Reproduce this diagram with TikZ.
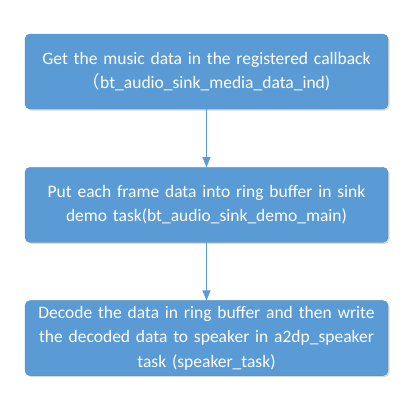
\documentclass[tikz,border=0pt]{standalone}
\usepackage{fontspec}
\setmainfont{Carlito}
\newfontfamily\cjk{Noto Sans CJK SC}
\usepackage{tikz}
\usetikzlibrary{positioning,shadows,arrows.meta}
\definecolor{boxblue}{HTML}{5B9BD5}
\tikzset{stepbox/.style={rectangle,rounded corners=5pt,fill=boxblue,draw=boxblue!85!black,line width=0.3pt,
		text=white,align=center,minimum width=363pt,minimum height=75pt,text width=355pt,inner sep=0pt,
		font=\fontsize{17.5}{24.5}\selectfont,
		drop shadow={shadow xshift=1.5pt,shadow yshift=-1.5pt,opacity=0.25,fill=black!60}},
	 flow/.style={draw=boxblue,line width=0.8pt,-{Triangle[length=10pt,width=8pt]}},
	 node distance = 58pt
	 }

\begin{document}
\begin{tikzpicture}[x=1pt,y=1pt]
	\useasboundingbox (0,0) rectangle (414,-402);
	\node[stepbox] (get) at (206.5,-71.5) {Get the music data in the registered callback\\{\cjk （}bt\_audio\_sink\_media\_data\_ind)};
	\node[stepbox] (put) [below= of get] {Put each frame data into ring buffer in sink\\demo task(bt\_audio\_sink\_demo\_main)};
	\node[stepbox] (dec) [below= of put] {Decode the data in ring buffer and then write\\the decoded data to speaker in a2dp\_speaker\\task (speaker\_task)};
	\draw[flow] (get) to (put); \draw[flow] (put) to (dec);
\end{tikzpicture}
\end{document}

§ **Directions**
The listing above needs to be output again exactly. Don't include the pictures.

§ **Reply to the task**
Reproduce this diagram with TikZ.
\documentclass[tikz,border=0pt]{standalone}
\usepackage{fontspec}
\setmainfont{Carlito}
\newfontfamily\cjk{Noto Sans CJK SC}
\usepackage{tikz}
\usetikzlibrary{positioning,shadows,arrows.meta}
\definecolor{boxblue}{HTML}{5B9BD5}
\tikzset{stepbox/.style={rectangle,rounded corners=5pt,fill=boxblue,draw=boxblue!85!black,line width=0.3pt,
		text=white,align=center,minimum width=363pt,minimum height=75pt,text width=355pt,inner sep=0pt,
		font=\fontsize{17.5}{24.5}\selectfont,
		drop shadow={shadow xshift=1.5pt,shadow yshift=-1.5pt,opacity=0.25,fill=black!60}},
	 flow/.style={draw=boxblue,line width=0.8pt,-{Triangle[length=10pt,width=8pt]}},
	 node distance = 58pt
	 }

\begin{document}
\begin{tikzpicture}[x=1pt,y=1pt]
	\useasboundingbox (0,0) rectangle (414,-402);
	\node[stepbox] (get) at (206.5,-71.5) {Get the music data in the registered callback\\{\cjk （}bt\_audio\_sink\_media\_data\_ind)};
	\node[stepbox] (put) [below= of get] {Put each frame data into ring buffer in sink\\demo task(bt\_audio\_sink\_demo\_main)};
	\node[stepbox] (dec) [below= of put] {Decode the data in ring buffer and then write\\the decoded data to speaker in a2dp\_speaker\\task (speaker\_task)};
	\draw[flow] (get) to (put); \draw[flow] (put) to (dec);
\end{tikzpicture}
\end{document}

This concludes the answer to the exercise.